Tak Seindah di Drama, Fenomena Patriarki dan Misogini di Korea Selatan Kian Mengkhawatirkan
Fenomena patriarki di Korea Selatan-Image/Easasiaforum-
RADAR JABAR - Adegan romantis seringkali bisa kita lihat dalam serial drama Korea Selatan. Ini seolah-olah menekankan bahwa perlakuan yang lembut dan penuh rasa hormat akan diberikan terutama kepada pihak perempuan.
Namun, dalam kenyataannya, situasi perempuan di Korea Selatan sering mengalami perlakuan misoginis dan diskriminatif, yang membuat mereka berada dalam situasi yang rentan.
Bahkan, istilah derogatif seperti "Kimchi-b*tch" sering ditujukan kepada perempuan aktivis atau simpatisan feminis.
Fenomena ini tidak terlepas dari meningkatnya ketegangan gender di Korea Selatan, terutama setelah Pemilihan Presiden pada Maret 2022.
Fenomena Patriarki di Korea Selatan Sejak Yoon Suk-Yeol Terpilih jadi Presiden
Yoon Suk-Yeol, sebagai kandidat presiden dari partai konservatif People Power Party (PPP), berhasil memenangkan Pilpres setelah mengalahkan Lee Jae-Myung, kandidat dari partai petahana Democratic Party, dengan selisih kurang dari satu persen.

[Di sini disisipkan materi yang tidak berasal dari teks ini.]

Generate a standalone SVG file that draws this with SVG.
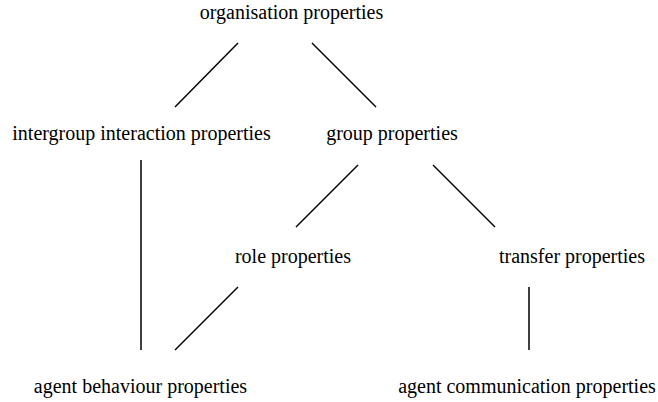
<svg xmlns="http://www.w3.org/2000/svg" width="658" height="402" viewBox="0 0 658 402">
<style>
text{font-family:"Liberation Serif","Times New Roman",serif;font-size:20px;fill:#000;text-anchor:middle}
line{stroke:#000;stroke-width:1.5}
</style>
<rect width="658" height="402" fill="#fff"/>
<g id="connectors">
<line x1="238" y1="43" x2="175" y2="107"/>
<line x1="312" y1="43" x2="376" y2="107"/>
<line x1="141" y1="160" x2="141" y2="350"/>
<line x1="358" y1="165" x2="296" y2="227"/>
<line x1="433" y1="165" x2="495" y2="227"/>
<line x1="238" y1="287" x2="175" y2="350"/>
<line x1="529" y1="287" x2="529" y2="350"/>
</g>
<g id="organisation"><text x="291.5" y="19">organisation properties</text></g>
<g id="intergroup"><text x="141.5" y="140">intergroup interaction properties</text></g>
<g id="group"><text x="392" y="140">group properties</text></g>
<g id="role"><text x="293" y="263">role properties</text></g>
<g id="transfer"><text x="572" y="263">transfer properties</text></g>
<g id="agentbehaviour"><text x="140.5" y="393">agent behaviour properties</text></g>
<g id="agentcomm"><text x="527" y="393">agent communication properties</text></g>
</svg>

Suara kampanye Yoon dan kelompok anti-feminis berhasil memobilisasi suara dari para pria muda Korea Selatan yang tidak mendukung gerakan feminisme dan kesetaraan gender. Pria muda di Korea Selatan umumnya percaya bahwa ada diskriminasi gender secara struktural.
BACA JUGA:Pesan Feminis dalam Film Barbie, Ini yang Ingin Disampaikan
Selama kampanye, Yoon berencana untuk menghapus kuota bagi perempuan di pemerintahan. Kebijakan kuota ini awalnya dicetuskan oleh Moon Jae-In yang menggantikan Park Geun-Hye, presiden perempuan pertama Korea Selatan yang kemudian dipecat karena kasus korupsi.
Selain itu, Yoon juga berjanji untuk membubarkan Kementerian Perempuan di Korea Selatan dan menegaskan sanksi bagi pelapor kekerasan seksual yang dianggap membuat data palsu.
Data menunjukkan bahwa Korea Selatan berada di peringkat 99 dari 146 negara dalam hal kesenjangan gender. Ini tampak jelas dalam kehidupan sehari-hari, misalnya dalam hal upah, di mana pekerja perempuan hanya mendapatkan sepertiga dari yang diterima oleh pekerja pria.
Bukan hanya upah, tetapi kesempatan dan perlakuan terhadap perempuan di tempat kerja juga mengkhawatirkan. Menurut data yang dirilis oleh The Economist, Korea Selatan menempati posisi ke-29 dari tahun 2016 hingga 2022.
Sejarah Misoginis di Korea Selatan
Sejarah dan budaya masyarakat Korea Selatan juga berperan dalam membentuk tren misoginis ini. Sebuah penelitian yang dipublikasikan oleh Park Sojeong pada tahun 2017 mengungkapkan bahwa narasi misogini di Korea Selatan dipengaruhi oleh kecenderungan sikap represif pria yang meyakini bahwa mereka memiliki hak yang lebih besar.
Pria di Korea Selatan sering menyalahkan perempuan dan menganggapnya mencemari nilai-nilai dasar, bahkan hingga menimbulkan krisis dalam negara.
Istilah "Hwangyang-Nyon," yang kurang lebih berarti "jalang," muncul sebagai hasil dari persekusi terhadap perempuan di Korea Selatan sejak abad ke-17, meskipun asal usul istilah ini tidak sepenuhnya diketahui.